While this suited the Allies’ war ends, it also promised longer-term rewards for the British and the Soviets respectively; occupying the country would give each what they had long coveted in terms of political influence, economic resources and strategic value. Exciting opportunities had been thrown up by Hitler’s decision to turn on his former ally in Moscow.
In July 1941, Teheran was occupied by British troops, who were soon joined by Soviet soldiers. Differences were put to one side in order to promote mutual interests in a region of profound strategic and economic importance. There was much celebration when British and Soviet troops met at Qazvin, in the north of the coun
try, where they swapped stories and cigarettes. The foreign correspondents who met up with the Soviet army soon found themselves being treated to vodka and toasting the alliance by drinking to the health of Stalin, then Churchill, then Molotov, then Roosevelt, and then the same again in the same order. ‘At the end of thirty toasts in neat vodka,’ wrote one American journalist who was present, ‘half the correspondents were under the table. The Russians continued drinking.’40
When the Shah dithered over issuing an ultimatum to expel German citizens with immediate effect, the British began to broadcast reports over the radio on the new BBC Persian Radio Service that (falsely) accused the Shah of removing the crown jewels from the capital, of using forced labour in his own business interests and of using Teheran’s water supply to irrigate his private gardens – criticisms that already circulated widely according to Reader Bullard in his memoirs.41
The Shah prevaricated in the face of British demands, complaining to President Roosevelt about ‘acts of aggression’ and decrying the threat to ‘international justice and the right of peoples to liberty’. This was all very well, replied the President, but the Shah should bear in mind that ‘it is certain that movements of conquest by Germany will continue and will extend beyond Europe to Asia, Africa and even the Americas’. Persia, in other words, was dicing with disaster by contemplating good relations with Hitler.42 In the end, the British took matters into their own hands and forced the abdication of Reza Khan, who was by now considered a liability, and his replacement by his son, Mohammed Reza, an immaculately turned-out playboy with a love for French crime novels, fast cars and even faster women.43
To many Iranians, such outside interference was intolerable.
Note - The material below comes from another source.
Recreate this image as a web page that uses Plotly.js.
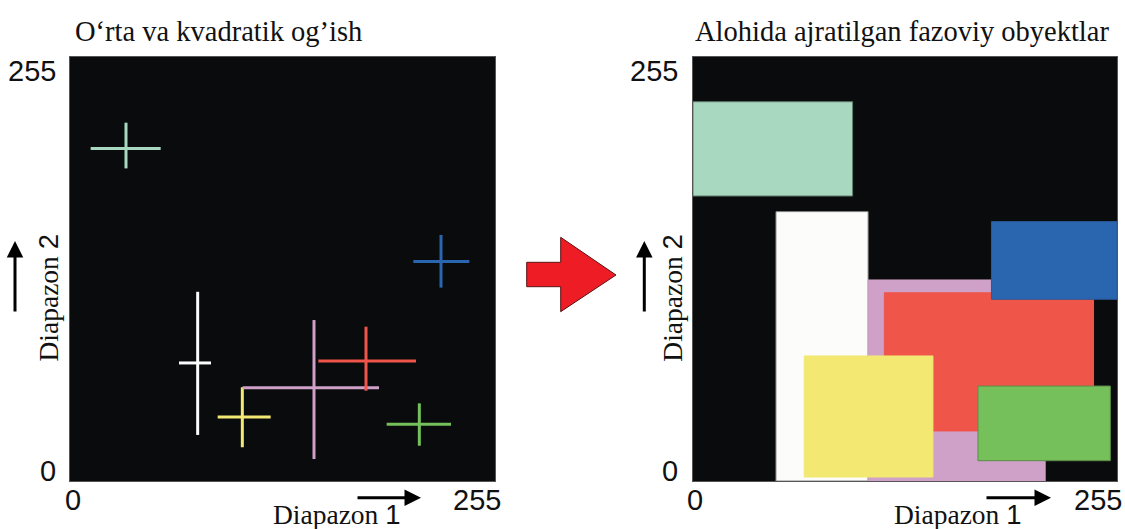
<!DOCTYPE html>
<html>
<head>
<meta charset="utf-8">
<script src="https://cdn.plot.ly/plotly-3.0.1.min.js"></script>
<style>html,body{margin:0;padding:0;background:#fff;}#chart{width:1125px;height:529px;}</style>
</head>
<body>
<div id="chart"></div>
<script>
// ---- Data ----
const leftTitle = "O‘rta va kvadratik og’ish";
const rightTitle = "Alohida ajratilgan fazoviy obyektlar";
const axisName1 = "Diapazon";
const axisNum1 = "1";
const axisNum2 = "2";
const tickLabels = ["0", "255"];

// Left panel: mean (cross centre) and spread (cross arm extents) per class
const crossNames = ["mint", "blue", "white", "yellow", "purple", "red", "green"];
const crossX   = [33.6, 222.6, 76.6, 103.4, 146.4, 177.6, 209.6];
const crossY   = [200.0, 132.0, 71.0, 38.5, 56.1, 72.2, 34.1];
const crossXLo = [12.4, 206.0, 65.4, 88.6, 103.6, 149.0, 190.0];
const crossXHi = [54.4, 239.6, 84.6, 120.4, 185.4, 207.6, 228.6];
const crossYLo = [188.0, 116.3, 27.7, 20.3, 13.2, 54.3, 21.2];
const crossYHi = [215.5, 148.0, 113.8, 56.4, 96.8, 92.8, 46.7];

// Right panel: separated class boxes (drawing order)
const rectNames = ["mint", "white", "purple", "red", "blue", "yellow", "green"];
const rectX0 = [0.0, 49.9, 105.3, 115.1, 179.5, 66.9, 171.4];
const rectX1 = [96.0, 105.3, 211.8, 240.9, 255.0, 144.3, 251.0];
const rectY0 = [171.4, 0.0, 0.0, 30.1, 109.3, 2.4, 12.2];
const rectY1 = [228.1, 162.0, 120.9, 113.2, 156.0, 75.2, 57.1];

const colors = {
  mint: "#a8d8c0", blue: "#2a66b0", white: "#fcfcfa", yellow: "#f2e872",
  purple: "#cfa0c8", red: "#f0554a", green: "#75c05a"
};
const edges = {
  mint: "#5e7a6c", blue: "#2a5a98", white: "#888888", yellow: "#f2e872",
  purple: "#cfa0c8", red: "#f0554a", green: "#5e8a4a"
};

// ---- Geometry helpers (page pixels -> paper fractions) ----
const W = 1125, H = 529;
const px = x => x / W;
const py = y => 1 - y / H;

const traces = [];
crossNames.forEach((n, i) => {
  traces.push({
    type: "scatter", mode: "lines", xaxis: "x", yaxis: "y",
    x: [crossXLo[i], crossXHi[i], null, crossX[i], crossX[i]],
    y: [crossY[i], crossY[i], null, crossYLo[i], crossYHi[i]],
    line: { color: colors[n], width: 3 },
    hoverinfo: "skip", showlegend: false
  });
});
rectNames.forEach((n, i) => {
  traces.push({
    type: "scatter", mode: "lines", xaxis: "x2", yaxis: "y2",
    x: [rectX0[i], rectX1[i], rectX1[i], rectX0[i], rectX0[i]],
    y: [rectY0[i], rectY0[i], rectY1[i], rectY1[i], rectY0[i]],
    fill: "toself", fillcolor: colors[n],
    line: { color: edges[n], width: 1 },
    hoverinfo: "skip", showlegend: false
  });
});

const axBase = {
  range: [0, 255], showticklabels: false, ticks: "", showgrid: false,
  zeroline: false, showline: true, linecolor: "#555", linewidth: 1, mirror: true,
  fixedrange: true
};

const serif = "Liberation Serif, Times New Roman, serif";
const sans = "Liberation Sans, Arial, sans-serif";
const ann = [];
function txt(text, x, y, size, family, opts) {
  ann.push(Object.assign({
    text: text, xref: "paper", yref: "paper", x: px(x), y: py(y),
    xanchor: "center", yanchor: "middle", showarrow: false,
    font: { family: family, size: size, color: "#111" }
  }, opts || {}));
}
function arrow(x0, y0, x1, y1) {
  ann.push({
    text: "", xref: "paper", yref: "paper", x: px(x1), y: py(y1),
    axref: "pixel", ayref: "pixel", ax: x0 - x1, ay: y0 - y1,
    showarrow: true, arrowhead: 2, arrowsize: 1.1, arrowwidth: 3, arrowcolor: "#000"
  });
}
const lab = (num) => axisName1 + ' <span style="font-family:Liberation Sans, Arial, sans-serif">' + num + '</span>';

// Titles
txt(leftTitle, 218.5, 31, 28.5, serif);
txt(rightTitle, 901.7, 31, 28.5, serif);

// Left panel labels
txt(tickLabels[1], 58, 71, 29, sans, { xanchor: "right" });
txt(tickLabels[0], 58, 471, 29, sans, { xanchor: "right" });
txt(tickLabels[0], 72.5, 500, 29, sans);
txt(tickLabels[1], 477, 500, 29, sans);
txt(lab(axisNum1), 337, 514, 27.5, serif);
txt(lab(axisNum2), 47.5, 298, 27.5, serif, { textangle: -90 });
arrow(356, 497.7, 421, 497.7);
arrow(15, 313, 15, 241);

// Right panel labels
txt(tickLabels[1], 680, 71, 29, sans, { xanchor: "right" });
txt(tickLabels[0], 680, 471, 29, sans, { xanchor: "right" });
txt(tickLabels[0], 695, 500, 29, sans);
txt(tickLabels[1], 1097.5, 500, 29, sans);
txt(lab(axisNum1), 958, 514, 27.5, serif);
txt(lab(axisNum2), 671.7, 298, 27.5, serif, { textangle: -90 });
arrow(985, 497.7, 1051, 497.7);
arrow(644.3, 313, 644.3, 241);

// Big red arrow between panels
const pts = [[526.7,262.3],[560.7,262.3],[560.7,237.3],[616,275],[560.7,311.7],[560.7,286.7],[526.7,286.7]];
const path = "M " + pts.map(p => px(p[0]).toFixed(5) + " " + py(p[1]).toFixed(5)).join(" L ") + " Z";

const layout = {
  width: W, height: H,
  margin: { l: 0, r: 0, t: 0, b: 0, pad: 0 },
  paper_bgcolor: "#ffffff", plot_bgcolor: "#0a0b0d",
  showlegend: false,
  xaxis: Object.assign({}, axBase, { domain: [px(70), px(495)], anchor: "y" }),
  yaxis: Object.assign({}, axBase, { domain: [py(481), py(57)], anchor: "x" }),
  xaxis2: Object.assign({}, axBase, { domain: [px(693), px(1117)], anchor: "y2" }),
  yaxis2: Object.assign({}, axBase, { domain: [py(481), py(57)], anchor: "x2" }),
  annotations: ann,
  shapes: [{
    type: "path", xref: "paper", yref: "paper", path: path,
    fillcolor: "#ee1c25", line: { color: "#5a1515", width: 1 }
  }]
};

Plotly.newPlot("chart", traces, layout, { displayModeBar: false, staticPlot: true });
</script>
</body>
</html>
In November 1941, mobs were gathering to shout ‘Long Live Hitler!’ and ‘Down with the Russians and the British!’, to show their disgust for how the fate of the country was being decided by soldiers who were seen as an occupying force.44 This was not Iran’s war; the disputes and military conflict of the Second World War had nothing to do with inhabitants of towns like Teheran and Isfahan, who looked on agog as their country was caught up in the struggle between European powers. These views counted for nothing.